Mahabharata is not just a tale of wars or even the Bhagavad Gita. It is more than just a story of clash between two members of a clan. It is a tale of personalities and story of different characters as well as human nature. Each of us would have a favourite character from this great Itihasa; someone we admire and look up to. Most of you would have either said ‘Arjun’ or ‘Krishna’ and a few would have identified with ‘Pitamaha Bhishma’. But there is one person in this entire epic who is not spoken of much yet his contribution is immense. The character that I find most fascinating is ‘Vidur’, the Prime Minister and half-brother of Maharajas Dhritarashtra and Pandu.
He was a shishya of Bhisma, just like his half-brothers and was taught politics as well as administration by his Guru. He was not only intelligent but also an able administrator. He was the representative of ‘Dharma’, loosely translated into truth. It was his ability to speak the truth with authority that made him an able counsellor to both his brothers when they occupied the throne of Hastinapur. Vidur always sided with ‘righteousness’ and that is the reason why he insisted that Pandu be crowned king instead of ‘blind’ Dhritarashtra. It was this very same principle which made him prevail over Dhritarashtra to make Yudhistir the Yuvraj instead of his son Duryodhan.

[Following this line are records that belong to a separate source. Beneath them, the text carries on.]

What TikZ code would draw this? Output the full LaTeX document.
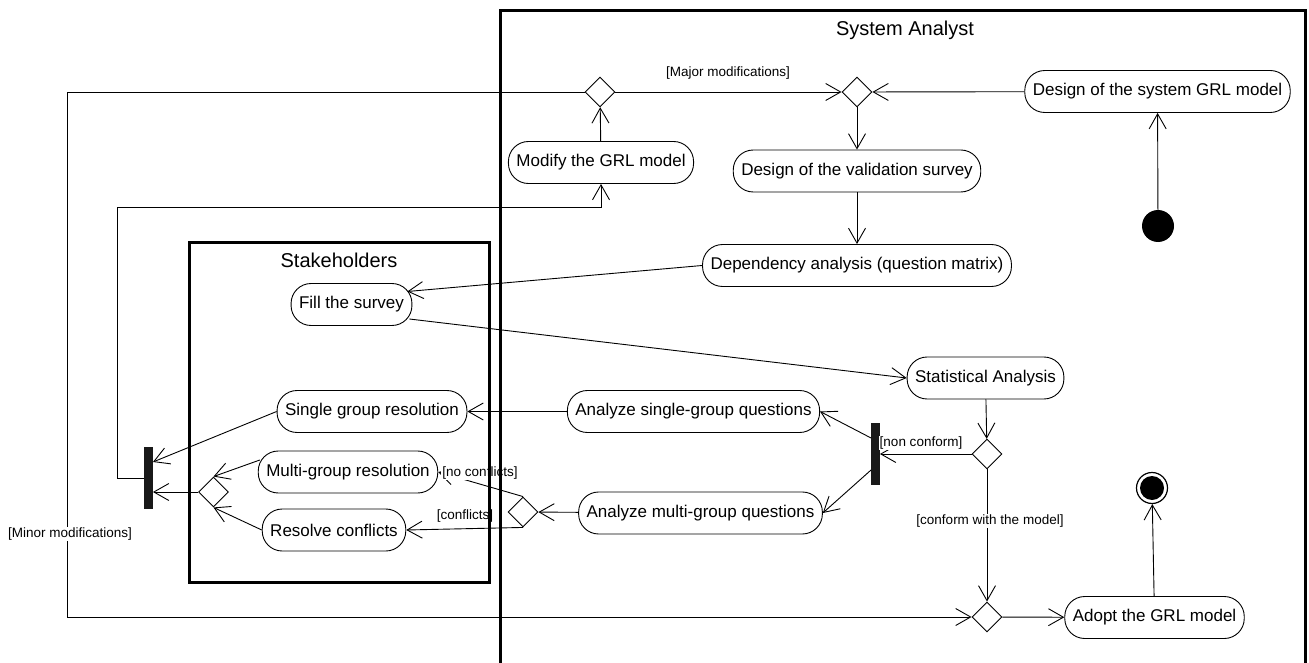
\documentclass[tikz,border=0pt]{standalone}
\usepackage{fontspec}
\setmainfont{Liberation Sans}
\usetikzlibrary{arrows.meta,shapes.geometric}

\begin{document}
\begin{tikzpicture}[x=1pt,y=-1pt,
  act/.style={draw, line width=0.9pt, rounded corners=20pt, minimum height=42pt,
    inner xsep=8pt, inner ysep=0pt, font=\fontsize{17}{20}\selectfont, fill=white},
  decision/.style={draw, line width=0.9pt, diamond, minimum width=30pt,
    minimum height=30pt, inner sep=0pt, fill=white},
  forkbar/.style={fill=black!90, draw=none, minimum width=8.5pt,
    minimum height=62pt, inner sep=0pt},
  guard/.style={font=\fontsize{13.5}{16}\selectfont, fill=white, inner sep=1pt},
  lanetitle/.style={font=\fontsize{20}{24}\selectfont, inner sep=1pt},
  flow/.style={line width=0.9pt, -{Straight Barb[length=15pt,width=17pt]}},
  laneframe/.style={line width=3pt, line join=miter},
]
\useasboundingbox (0,0) rectangle (1309,663);

% activities
\node[act] (sysgrl)    at (1157.5,91.5) {Design of the system GRL model};
\node[act] (modify)    at (601,162.5)   {Modify the GRL model};
\node[act] (valsurvey) at (857,171)     {Design of the validation survey};
\node[act] (depend)    at (857,265.5)   {Dependency analysis (question matrix)};
\node[act] (fill)      at (351.5,304.5) {Fill the survey};
\node[act] (stat)      at (985.5,378)   {Statistical Analysis};
\node[act] (asingle)   at (693.5,411.5) {Analyze single-group questions};
\node[act] (single)    at (372,411.5)   {Single group resolution};
\node[act] (multi)     at (348,472)     {Multi-group resolution};
\node[act] (resolve)   at (334,530)     {Resolve conflicts};
\node[act] (amulti)    at (700.5,513)   {Analyze multi-group questions};
\node[act] (adopt)     at (1154.5,617.5){Adopt the GRL model};

% decisions and merges
\node[decision] (d1) at (600,92) {};
\node[decision] (d2) at (857,92) {};
\node[decision] (d3) at (987,454) {};
\node[decision] (d4) at (987,617) {};
\node[decision] (d5) at (523,512) {};
\node[decision] (d6) at (213.5,492) {};

% fork / join bars
\node[forkbar] (bar1) at (875.5,454) {};
\node[forkbar] (bar2) at (148.5,478) {};

% initial and final nodes
\node[circle, fill=black, minimum size=32pt, inner sep=0pt] (start) at (1158,226) {};
\node[circle, draw, line width=1.2pt, minimum size=31pt, inner sep=0pt] (final) at (1152,488) {};
\node[circle, fill=black, minimum size=24pt, inner sep=0pt] (finalcore) at (final.center) {};

% control flow
\draw[flow] (start) -- (sysgrl);
\draw[flow] (sysgrl) -- (d2);
\draw[flow] (d1) -- (d2);
\draw[flow] (d2) -- (valsurvey);
\draw[flow] (valsurvey) -- (depend);
\draw[flow] (depend.west) -- ([shift={(-5pt,13pt)}]fill.east);
\draw[flow] ([shift={(-3pt,-14.5pt)}]fill.east) -- (stat.west);
\draw[flow] (stat) -- (d3);
\draw[flow] (d3) -- (d3 -| bar1.east);
\draw[flow] ([yshift=16pt]bar1.west) -- (asingle.east);
\draw[flow] ([yshift=-16pt]bar1.west) -- (amulti.east);
\draw[flow] (asingle) -- (single);
\draw[flow] (amulti) -- (d5);
\draw[flow] (d5.north) -- (multi.east);
\draw[flow] (d5.south) -- (resolve.east);
\draw[flow] ([shift={(2pt,12pt)}]multi.west) -- (d6.north);
\draw[flow] (resolve.west) -- (d6.south);
\draw[flow] (d6) -- (d6 -| bar2.east);
\draw[flow] (single.west) -- ([yshift=16pt]bar2.east);
\coordinate (loopA) at (117,207);
\draw[flow] (bar2.west) -| (loopA) -| (modify.south);
\draw[flow] (modify) -- (d1);
\coordinate (loopB) at (67,617);
\draw[flow] (d1.west) -| (loopB) -- (d4.west);
\draw[flow] (d3) -- (d4);
\draw[flow] (d4) -- (adopt);
\draw[flow] (adopt) -- (final);

% guards
\node[guard] (gmajor)   at (728,73)  {[Major modifications]};
\node[guard] (gnon)     at (921,443) {[non conform]};
\node[guard] (gnoconf)  at (480,473) {[no conflicts]};
\node[guard] (gconf)    at (465,516) {[conflicts]};
\node[guard] (gconform) at (990,521) {[conform with the model]};
\node[guard] (gminor)   at (70,534)  {[Minor modifications]};

% swimlanes
\draw[laneframe] (500,663) -- (500,11) -- (1305,11) -- (1305,663);
\draw[laneframe] (189,242) rectangle (489,582);
\node[lanetitle] (tsa) at (905,30)  {System Analyst};
\node[lanetitle] (tsh) at (339,260) {Stakeholders};
\end{tikzpicture}
\end{document}
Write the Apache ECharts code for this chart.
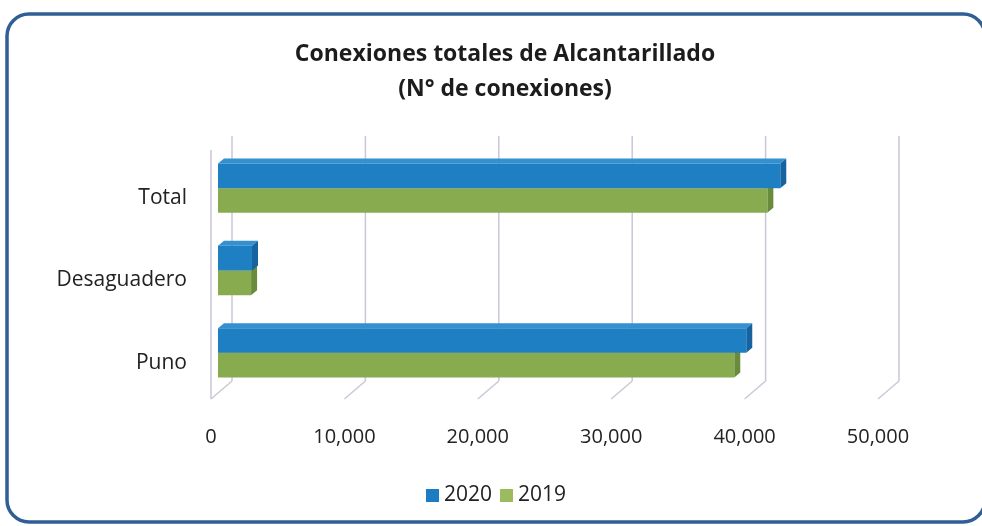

He took a vow and refused to participate in the Mahabharata war after being coaxed into takings such an oath by Shri Krishna. The story behind this vow is that when Shri Krishna stayed at Vidur’s place, Duryodhan was infuriated, because he considered it an insult to himself. He kept on insulting Vidur, despite the requests of elders present in the court. When things went beyond control Shri Krishna casually remarked that the misdemeanor of Duryodhan would make Vidur pledge not to fight the war on the side of Kauravas. Taking heed of Shri Krishna’s words, Vidur broke his bow and vowed not to participate in the war on the side of Kauravas. His morals did not allow him to fight the war from the Pandava side either and hence he did not participate in the war. Vidura was a bhakt of Shri Vishnu. His bow, named Govardhan, was presented to him by Shri Vishnu. The one who wielded this bow was believed to be invincible and not even Arjun’s Gandiva could stop him. Shri Krishna knew the might of Vidura’s bow and hence, goaded the latter into taking such a pledge. If it hadn’t been for Duryodhan’s arrogance Vidura certainly would have fought the war on behalf of Kauravas and defeating him would have been impossible for the Pandava army.
Legend has it that it was Dharmaraja Yama himself who had taken birth as Vidur to live out a Rishi’s curse. I admire him not only for his honesty and straightforwardness but also his foresight and ability to call a ‘spade a spade’. His policies with regard to politics and administration were written down by him as Vidur Neeti, which is possibly a precursor to Chanakya Neeti. He was a political genius and a master in the art of outwitting enemies. He knew the importance of having a loyal spy network that would help him keep one step ahead of his enemies and conspirators. Vidur was a genius in more ways than one and a humble person who never feared to speak the truth. He was an ideal example of how a minister should behave and conduct himself. There is a lot to learn from this noble soul who was overshadowed by other greats of that era.